#GDTBATH: Rayna Young

Senior Rayna Young is working to help Tar Heels become civically engaged and ready for the mid-term election to make sure the voices of college students are heard.

Rayna Young standing outside.

Rayna Young has never understood why it can be so challenging to find information on candidates running in local elections, particularly for less visible roles like the register of deeds or supervisors of town departments.

The lack of information, she says, can be confusing for voters, and it may prevent somebody from even bothering to cast a ballot at all.

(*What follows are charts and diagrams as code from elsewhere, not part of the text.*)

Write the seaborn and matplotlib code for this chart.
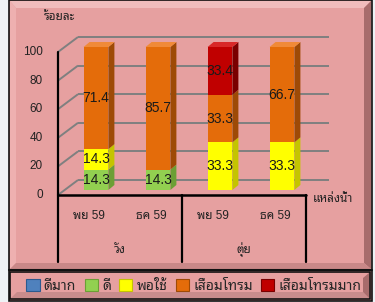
import numpy as np
import pandas as pd
import seaborn as sns
import matplotlib
matplotlib.use("Agg")
import matplotlib.pyplot as plt
from matplotlib.patches import Polygon, Rectangle, Patch
from matplotlib.lines import Line2D
from matplotlib.transforms import ScaledTranslation

# ---------------- data ----------------
months = ['พย 59', 'ธค 59', 'พย 59', 'ธค 59']
sites = ['วัง', 'ตุ่ย']
levels = ['ดีมาก', 'ดี', 'พอใช้', 'เสื่อมโทรม', 'เสื่อมโทรมมาก']
v_excellent = [0, 0, 0, 0]
v_good = [14.3, 14.3, 0, 0]
v_fair = [14.3, 0, 33.3, 33.3]
v_poor = [71.4, 85.7, 33.3, 66.7]
v_verypoor = [0, 0, 33.4, 0]
yticks = [0, 20, 40, 60, 80, 100]
ylabel = 'ร้อยละ'
xlabel = 'แหล่งน้ำ'

series = [v_excellent, v_good, v_fair, v_poor, v_verypoor]
front = ['#4f81bd', '#92d050', '#ffff00', '#e46c0a', '#c00000']
side = ['#2c5a8f', '#6c9f35', '#c4c400', '#9e4a06', '#7a0000']
topc = ['#6f9bd1', '#a8dc70', '#ffff60', '#f08a38', '#d82828']

sns.set_style('white')
plt.rcParams['font.family'] = ['Liberation Sans', 'Noto Sans Thai Looped', 'DejaVu Sans']
TXT = '#222222'

W, H = 375, 302
fig = plt.figure(figsize=(W / 100, H / 100), dpi=100, facecolor='#eef2f5')


def fx(x):
    return x / W


def fy(y):
    return 1 - y / H


def fpoly(pts, **kw):
    fig.patches.append(Polygon([(fx(a), fy(b)) for a, b in pts], closed=True,
                               transform=fig.transFigure, figure=fig, zorder=-5, **kw))


PINK = '#e6a0a0'
# outer panel with bevel
fpoly([(9, 0), (372, 0), (372, 301), (9, 301)], facecolor=PINK, edgecolor='#111111', lw=1.2)
fpoly([(10, 1), (371, 1), (364, 8), (16, 8)], facecolor='#f0bcbc', edgecolor='none')
fpoly([(10, 1), (16, 8), (16, 263), (10, 269)], facecolor='#eeb0b0', edgecolor='none')
fpoly([(371, 1), (371, 269), (364, 263), (364, 8)], facecolor='#a86c6c', edgecolor='none')
fpoly([(10, 269), (16, 263), (364, 263), (371, 269)], facecolor='#c98888', edgecolor='none')
fig.add_artist(Line2D([fx(9), fx(372)], [fy(270), fy(270)], color='#111111', lw=1.5, zorder=-4))
# legend box
fpoly([(10, 272), (370, 272), (370, 299), (10, 299)], facecolor=PINK, edgecolor='#111111', lw=1.2)
fpoly([(11, 298), (17, 292), (363, 292), (369, 298)], facecolor='#c98c8c', edgecolor='none')
fpoly([(369, 273), (369, 298), (363, 292), (363, 278)], facecolor='#a86c6c', edgecolor='none')

# ---------------- axes ----------------
ax = fig.add_axes([fx(58), fy(195), (306 - 58) / W, (195 - 52) / H])
ax.set_zorder(2)
ax.patch.set_alpha(0)
ux = 4 / 248.0     # data units per pixel (x)
uy = 100 / 143.0   # data units per pixel (y)
pos = np.arange(len(months))

# back wall gridlines
for t in yticks:
    ax.plot([-0.5, -0.5 + 20 * ux], [t, t + 15 * uy], color='#7f8080', lw=1.4,
            clip_on=False, zorder=1, solid_capstyle='butt')
    ax.plot([-0.5 + 20 * ux, -0.5 + 271 * ux], [t + 15 * uy] * 2, color='#7f8080',
            lw=1.4, clip_on=False, zorder=1, solid_capstyle='butt')

off = ScaledTranslation(7 / 100, 5 / 100, fig.dpi_scale_trans)
bw = 0.4
bottom = np.zeros(len(months))
segs = []
for name, vals, fc in zip(levels, series, front):
    n0 = len(ax.patches)
    sns.barplot(x=pos, y=vals, bottom=bottom.copy(), width=bw, color=fc,
                saturation=1, errorbar=None, edgecolor='none', linewidth=0,
                ax=ax, zorder=3)
    for p in ax.patches[n0:]:
        p.set_transform(ax.transData + off)
        p.set_clip_on(False)
    for i, v in enumerate(vals):
        if v > 0:
            segs.append((i, bottom[i], v, levels.index(name)))
    bottom = bottom + np.array(vals, dtype=float)

dxs, dys = 6 * ux, 5 * uy
tops = {}
for i, b, v, k in segs:
    x1 = i + bw / 2
    ax.add_patch(Polygon([(x1, b), (x1 + dxs, b + dys), (x1 + dxs, b + v + dys), (x1, b + v)],
                         closed=True, facecolor=side[k], edgecolor='none',
                         transform=ax.transData + off, zorder=3, clip_on=False))
    if i not in tops or b + v > tops[i][0]:
        tops[i] = (b + v, k)
for i, (t, k) in tops.items():
    x0, x1 = i - bw / 2, i + bw / 2
    ax.add_patch(Polygon([(x0, t), (x0 + dxs, t + dys), (x1 + dxs, t + dys), (x1, t)],
                         closed=True, facecolor=topc[k], edgecolor='none',
                         transform=ax.transData + off, zorder=3, clip_on=False))
for i, b, v, k in segs:
    ax.text(i, b + v / 2, f'{v:.1f}', transform=ax.transData + off, ha='center',
            va='center', fontsize=10, color='#1a1a1a', zorder=5)

ax.set_xlim(-0.5, 3.5)
ax.set_ylim(0, 100)
ax.axis('off')

# axes lines and table
ax.plot([-0.5, -0.5], [0, 100], color='black', lw=1.6, clip_on=False, zorder=4)
ax.plot([-0.5, 3.5], [0, 0], color='black', lw=1.8, clip_on=False, zorder=4)
for xv in [-0.5, 1.5, 3.5]:
    ax.plot([xv, xv], [0, -67 * uy], color='black', lw=1.6, clip_on=False, zorder=4)

for t in yticks:
    ax.text(-0.5 - 15 * ux, t, str(t), ha='right', va='center', fontsize=8.5, color=TXT)
for i, m in enumerate(months):
    ax.text(i, -21 * uy, m, ha='center', va='center', fontsize=8.5, color=TXT)
for j, s in enumerate(sites):
    ax.text(2 * j + 0.5, -55 * uy, s, ha='center', va='center', fontsize=8.5, color=TXT)
ax.text(-0.5 + 255 * ux, -4 * uy, xlabel, ha='left', va='center', fontsize=8.5, color=TXT)
fig.text(fx(44), fy(17), ylabel, ha='left', va='center', fontsize=8.5, color=TXT)

handles = [Patch(facecolor=f, edgecolor=s, lw=0.8) for f, s in zip(front, side)]
fig.legend(handles, levels, ncol=5, loc='center', bbox_to_anchor=(fx(194), fy(286)),
           frameon=False, fontsize=10, handlelength=0.95, handleheight=0.95,
           handletextpad=0.3, columnspacing=0.6, borderpad=0)

fig.savefig('out.png', dpi=100, facecolor=fig.get_facecolor())
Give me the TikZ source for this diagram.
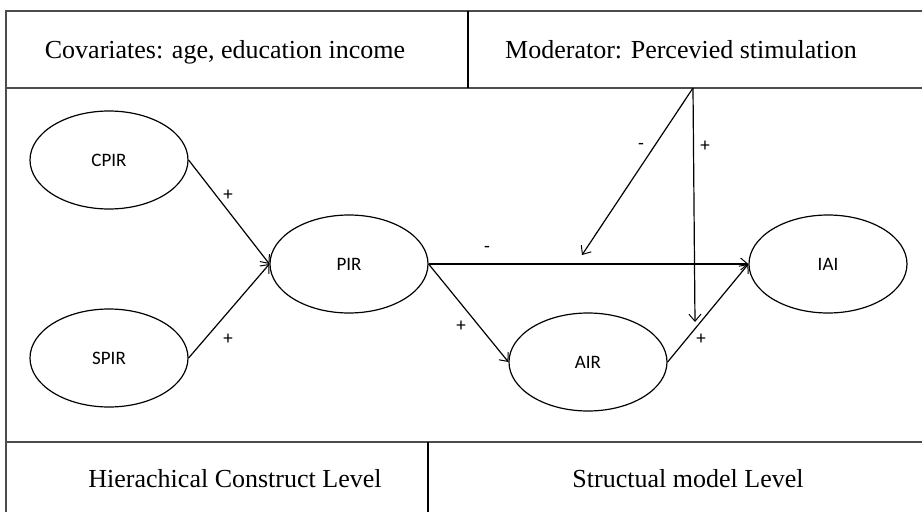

“A lot of people won’t vote because they don’t know who they’re voting for, what they do, what’s going on,” Young said. “They won’t want to vote incorrectly, especially for nonpartisan offices, because you’re just picking a name sometimes.”

As a high schooler, to help her family navigate those hurdles, Young started reading about all the candidates and the offices they were campaigning for to create a list that her parents could use so they would feel confident in their decisions when they voted.

Young has brought that same approach to Chapel Hill to help other Tar Heels become civically engaged and ready for the mid-term election on Nov. 8. The Carolina senior has been sharing information on elections and local issues as a member of the UNC Civic Engagement Working Group, the director of state and external affairs for Student Government and co-president of Ignite, a student organization dedicated to encouraging and supporting women in politics.

The mission behind all her efforts is simple: Make sure college students use their voices.

“I know it can be really daunting for college students to vote, but it’s really important because, historically, college students and younger people are not likely to vote even though we are the most affected,” she said. “We will have the longest time to be affected by changes that happen.”

Young, who is majoring in political science, launched the UNC-Chapel Hill chapter of Ignite with classmate Maya Nair in 2020 because they wanted to help women interested in entering politics opportunities to connect and gain professional development experiences.

“It’s a space where you can uplift one another, share opportunities and get access to elected officials and the path to running for office,” she said of the nonpartisan organization.

The group is also dedicated to promoting civic engagement across campus with initiatives such as an online ballot workshop that walks voters through the sample ballot for Chapel Hill’s election. The workshop details all the candidates and the functions of the elected office they’re seeking so voters can be better informed.

Ignite will also host a walk to the polls on Oct. 28 for Tar Heels to vote at the closest early voting site at Chapel of the Cross.

“It can be intimidating going to vote by yourself,” Young said. “We’re not telling you who to vote for, but that you should vote. You should make your voice heard.”

Through Young’s work with Ignite and as director of state and external affairs for Student Government, she’s also found herself as an active member of the UNC Civic Engagement Working Group — a student-led group comprised of members from various political and civic engagement organizations across campus.

The multi-partisan space, Young said, helps the organizations reach their goals of building voter engagement on a larger scale.

“It’s a space where people who are doing democracy or social impact or civic-engagement-centered work come together and share their successes, things that are going well and share best practices and promote events,” she said. “Students are the key people who know how to message to the students. I know how to talk to my friends about voting, about the barriers they have to voting and about the questions they have. We are fielding those requests in real-time.”

Young is looking forward to seeing all those efforts pay off on Nov. 8 with Tar Heels casting ballots.

“There are students who are going to vote, and that will ultimately make a difference in the elections,” she said. “It’s about taking it into our own hands. We get to decide what’s going to happen. It’s important to make sure your voice is heard.”